**What to do**
Copy all of the material exactly. Pictures are not to appear in the copy.

* start Information shown *

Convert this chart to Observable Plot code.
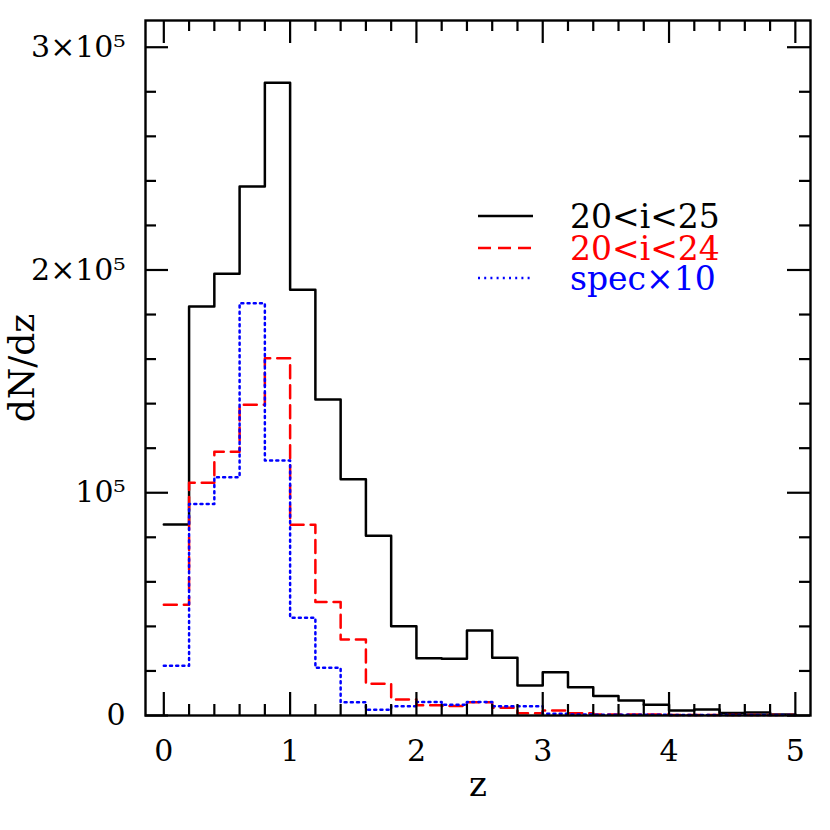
<!DOCTYPE html>
<html>
<head>
<meta charset="utf-8">
<script src="https://cdn.jsdelivr.net/npm/d3@7"></script>
<script src="https://cdn.jsdelivr.net/npm/@observablehq/plot@0.6"></script>
<style>
  html, body { margin: 0; padding: 0; background: white; }
  #chart { position: relative; width: 830px; height: 830px; }
</style>
</head>
<body>
<div id="chart"></div>
<script>
// ---- data (bin left edges, width 0.2 in z) ----
const binEdges = [0, 0.2, 0.4, 0.6, 0.8, 1.0, 1.2, 1.4, 1.6, 1.8, 2.0, 2.2, 2.4, 2.6, 2.8,
                  3.0, 3.2, 3.4, 3.6, 3.8, 4.0, 4.2, 4.4, 4.6, 4.8];
const binEnd = 5.0;

const all25 = [85700, 183600, 198300, 237500, 284000, 191100, 141900, 106100, 80700, 40100,
               25700, 25500, 38200, 25900, 13500, 19400, 12700, 8700, 6700, 4800,
               2200, 2700, 1100, 1300, 500];
const bright24 = [49700, 104500, 118400, 139500, 160400, 85600, 51000, 34100, 14200, 7200,
                  4600, 4300, 5900, 3500, 1000, 2300, 1000, 500, 400, 400,
                  250, 250, 200, 200, 200];
const specX10 = [22300, 94900, 107000, 185100, 114500, 43900, 21400, 6000, 2600, 4200,
                 6100, 4800, 6100, 4200, 4200, 800, 500, 300, 300, 300,
                 200, 200, 200, 200, 200];

const seriesNames = ["20<i<25", "20<i<24", "spec\u00d710"];
const seriesColors = ["#000000", "#ff0000", "#0000ff"];
const seriesDash = [null, "13,7", "2,4.2"];

const xMajorTicks = [0, 1, 2, 3, 4, 5];
const xMinorTicks = [0.2, 0.4, 0.6, 0.8, 1.2, 1.4, 1.6, 1.8, 2.2, 2.4, 2.6, 2.8,
                     3.2, 3.4, 3.6, 3.8, 4.2, 4.4, 4.6, 4.8];
const xTickLabels = ["0", "1", "2", "3", "4", "5"];
const yMajorTicks = [0, 100000, 200000, 300000];
const yMinorTicks = [20000, 40000, 60000, 80000, 120000, 140000, 160000, 180000,
                     220000, 240000, 260000, 280000];
const yTickLabels = ["0", "10\u2075", "2\u00d710\u2075", "3\u00d710\u2075"];

// ---- build step tables ----
function steps(vals) {
  const pts = binEdges.map((x, i) => ({x, y: vals[i]}));
  pts.push({x: binEnd, y: vals[vals.length - 1]});
  return pts;
}
const seriesData = [steps(all25), steps(bright24), steps(specX10)];

const W = 830, H = 830;
const mT = 20, mR = 20, mB = 115, mL = 145;
const fw = W - mL - mR, fh = H - mT - mB;
const majorLen = 23, minorLen = 11;
const FONT = "DejaVu Serif";

const plot = Plot.plot({
  width: W, height: H,
  marginTop: mT, marginRight: mR, marginBottom: mB, marginLeft: mL,
  style: {fontFamily: FONT, background: "white", color: "black"},
  x: {domain: [-0.145, 5.12], axis: null},
  y: {domain: [0, 312000], axis: null},
  marks: [
    // histograms
    ...seriesData.map((d, i) => Plot.line(d, {
      x: "x", y: "y", curve: "step-after",
      stroke: seriesColors[i], strokeWidth: 2.5,
      strokeDasharray: seriesDash[i]
    })),
    // ticks (inward on all four sides)
    Plot.ruleX(xMajorTicks, {x: d => d, insetTop: fh - majorLen, strokeWidth: 2.2}),
    Plot.ruleX(xMinorTicks, {x: d => d, insetTop: fh - minorLen, strokeWidth: 2.2}),
    Plot.ruleX(xMajorTicks, {x: d => d, insetBottom: fh - majorLen, strokeWidth: 2.2}),
    Plot.ruleX(xMinorTicks, {x: d => d, insetBottom: fh - minorLen, strokeWidth: 2.2}),
    Plot.ruleY(yMajorTicks, {y: d => d, insetRight: fw - majorLen, strokeWidth: 2.2}),
    Plot.ruleY(yMinorTicks, {y: d => d, insetRight: fw - minorLen, strokeWidth: 2.2}),
    Plot.ruleY(yMajorTicks, {y: d => d, insetLeft: fw - majorLen, strokeWidth: 2.2}),
    Plot.ruleY(yMinorTicks, {y: d => d, insetLeft: fw - minorLen, strokeWidth: 2.2}),
    Plot.frame({stroke: "black", strokeWidth: 2.4}),
    // tick labels
    Plot.text(xMajorTicks, {x: d => d, text: (d, i) => xTickLabels[i], frameAnchor: "bottom",
      dy: 36, lineAnchor: "middle", fontSize: 30, fill: "black"}),
    Plot.text(yMajorTicks, {y: d => d, text: (d, i) => yTickLabels[i], frameAnchor: "left",
      dx: -20, textAnchor: "end", lineAnchor: "middle", fontSize: 30, fill: "black"}),
    // axis titles
    Plot.text(["z"], {text: d => d, frameAnchor: "bottom", dy: 70, textAnchor: "middle",
      lineAnchor: "middle", fontSize: 34, fill: "black"}),
    Plot.text(["dN/dz"], {text: d => d, frameAnchor: "left", dx: -123, rotate: -90,
      textAnchor: "middle", lineAnchor: "middle", fontSize: 36, fill: "black"})
  ]
});

document.getElementById("chart").appendChild(plot);

// ---- legend (inside plot area, upper right) ----
const svg = d3.select(plot.tagName.toLowerCase() === "svg" ? plot : plot.querySelector("svg"));
const legendRows = [228, 260, 290];
const lg = svg.append("g")
  .attr("font-family", FONT).attr("font-size", 33).attr("text-anchor", "start");
seriesNames.forEach((name, i) => {
  const base = legendRows[i];
  lg.append("line")
    .attr("x1", 478).attr("x2", 533)
    .attr("y1", base - 12).attr("y2", base - 12)
    .attr("stroke", seriesColors[i]).attr("stroke-width", 2.5)
    .attr("stroke-dasharray", seriesDash[i]);
  lg.append("text")
    .attr("x", 570).attr("y", base)
    .attr("text-anchor", "start")
    .attr("fill", seriesColors[i])
    .text(name);
});
</script>
</body>
</html>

* end Information shown *

**Answer to this exercise**
Convert this chart to Observable Plot code.
<!DOCTYPE html>
<html>
<head>
<meta charset="utf-8">
<script src="https://cdn.jsdelivr.net/npm/d3@7"></script>
<script src="https://cdn.jsdelivr.net/npm/@observablehq/plot@0.6"></script>
<style>
  html, body { margin: 0; padding: 0; background: white; }
  #chart { position: relative; width: 830px; height: 830px; }
</style>
</head>
<body>
<div id="chart"></div>
<script>
// ---- data (bin left edges, width 0.2 in z) ----
const binEdges = [0, 0.2, 0.4, 0.6, 0.8, 1.0, 1.2, 1.4, 1.6, 1.8, 2.0, 2.2, 2.4, 2.6, 2.8,
                  3.0, 3.2, 3.4, 3.6, 3.8, 4.0, 4.2, 4.4, 4.6, 4.8];
const binEnd = 5.0;

const all25 = [85700, 183600, 198300, 237500, 284000, 191100, 141900, 106100, 80700, 40100,
               25700, 25500, 38200, 25900, 13500, 19400, 12700, 8700, 6700, 4800,
               2200, 2700, 1100, 1300, 500];
const bright24 = [49700, 104500, 118400, 139500, 160400, 85600, 51000, 34100, 14200, 7200,
                  4600, 4300, 5900, 3500, 1000, 2300, 1000, 500, 400, 400,
                  250, 250, 200, 200, 200];
const specX10 = [22300, 94900, 107000, 185100, 114500, 43900, 21400, 6000, 2600, 4200,
                 6100, 4800, 6100, 4200, 4200, 800, 500, 300, 300, 300,
                 200, 200, 200, 200, 200];

const seriesNames = ["20<i<25", "20<i<24", "spec\u00d710"];
const seriesColors = ["#000000", "#ff0000", "#0000ff"];
const seriesDash = [null, "13,7", "2,4.2"];

const xMajorTicks = [0, 1, 2, 3, 4, 5];
const xMinorTicks = [0.2, 0.4, 0.6, 0.8, 1.2, 1.4, 1.6, 1.8, 2.2, 2.4, 2.6, 2.8,
                     3.2, 3.4, 3.6, 3.8, 4.2, 4.4, 4.6, 4.8];
const xTickLabels = ["0", "1", "2", "3", "4", "5"];
const yMajorTicks = [0, 100000, 200000, 300000];
const yMinorTicks = [20000, 40000, 60000, 80000, 120000, 140000, 160000, 180000,
                     220000, 240000, 260000, 280000];
const yTickLabels = ["0", "10\u2075", "2\u00d710\u2075", "3\u00d710\u2075"];

// ---- build step tables ----
function steps(vals) {
  const pts = binEdges.map((x, i) => ({x, y: vals[i]}));
  pts.push({x: binEnd, y: vals[vals.length - 1]});
  return pts;
}
const seriesData = [steps(all25), steps(bright24), steps(specX10)];

const W = 830, H = 830;
const mT = 20, mR = 20, mB = 115, mL = 145;
const fw = W - mL - mR, fh = H - mT - mB;
const majorLen = 23, minorLen = 11;
const FONT = "DejaVu Serif";

const plot = Plot.plot({
  width: W, height: H,
  marginTop: mT, marginRight: mR, marginBottom: mB, marginLeft: mL,
  style: {fontFamily: FONT, background: "white", color: "black"},
  x: {domain: [-0.145, 5.12], axis: null},
  y: {domain: [0, 312000], axis: null},
  marks: [
    // histograms
    ...seriesData.map((d, i) => Plot.line(d, {
      x: "x", y: "y", curve: "step-after",
      stroke: seriesColors[i], strokeWidth: 2.5,
      strokeDasharray: seriesDash[i]
    })),
    // ticks (inward on all four sides)
    Plot.ruleX(xMajorTicks, {x: d => d, insetTop: fh - majorLen, strokeWidth: 2.2}),
    Plot.ruleX(xMinorTicks, {x: d => d, insetTop: fh - minorLen, strokeWidth: 2.2}),
    Plot.ruleX(xMajorTicks, {x: d => d, insetBottom: fh - majorLen, strokeWidth: 2.2}),
    Plot.ruleX(xMinorTicks, {x: d => d, insetBottom: fh - minorLen, strokeWidth: 2.2}),
    Plot.ruleY(yMajorTicks, {y: d => d, insetRight: fw - majorLen, strokeWidth: 2.2}),
    Plot.ruleY(yMinorTicks, {y: d => d, insetRight: fw - minorLen, strokeWidth: 2.2}),
    Plot.ruleY(yMajorTicks, {y: d => d, insetLeft: fw - majorLen, strokeWidth: 2.2}),
    Plot.ruleY(yMinorTicks, {y: d => d, insetLeft: fw - minorLen, strokeWidth: 2.2}),
    Plot.frame({stroke: "black", strokeWidth: 2.4}),
    // tick labels
    Plot.text(xMajorTicks, {x: d => d, text: (d, i) => xTickLabels[i], frameAnchor: "bottom",
      dy: 36, lineAnchor: "middle", fontSize: 30, fill: "black"}),
    Plot.text(yMajorTicks, {y: d => d, text: (d, i) => yTickLabels[i], frameAnchor: "left",
      dx: -20, textAnchor: "end", lineAnchor: "middle", fontSize: 30, fill: "black"}),
    // axis titles
    Plot.text(["z"], {text: d => d, frameAnchor: "bottom", dy: 70, textAnchor: "middle",
      lineAnchor: "middle", fontSize: 34, fill: "black"}),
    Plot.text(["dN/dz"], {text: d => d, frameAnchor: "left", dx: -123, rotate: -90,
      textAnchor: "middle", lineAnchor: "middle", fontSize: 36, fill: "black"})
  ]
});

document.getElementById("chart").appendChild(plot);

// ---- legend (inside plot area, upper right) ----
const svg = d3.select(plot.tagName.toLowerCase() === "svg" ? plot : plot.querySelector("svg"));
const legendRows = [228, 260, 290];
const lg = svg.append("g")
  .attr("font-family", FONT).attr("font-size", 33).attr("text-anchor", "start");
seriesNames.forEach((name, i) => {
  const base = legendRows[i];
  lg.append("line")
    .attr("x1", 478).attr("x2", 533)
    .attr("y1", base - 12).attr("y2", base - 12)
    .attr("stroke", seriesColors[i]).attr("stroke-width", 2.5)
    .attr("stroke-dasharray", seriesDash[i]);
  lg.append("text")
    .attr("x", 570).attr("y", base)
    .attr("text-anchor", "start")
    .attr("fill", seriesColors[i])
    .text(name);
});
</script>
</body>
</html>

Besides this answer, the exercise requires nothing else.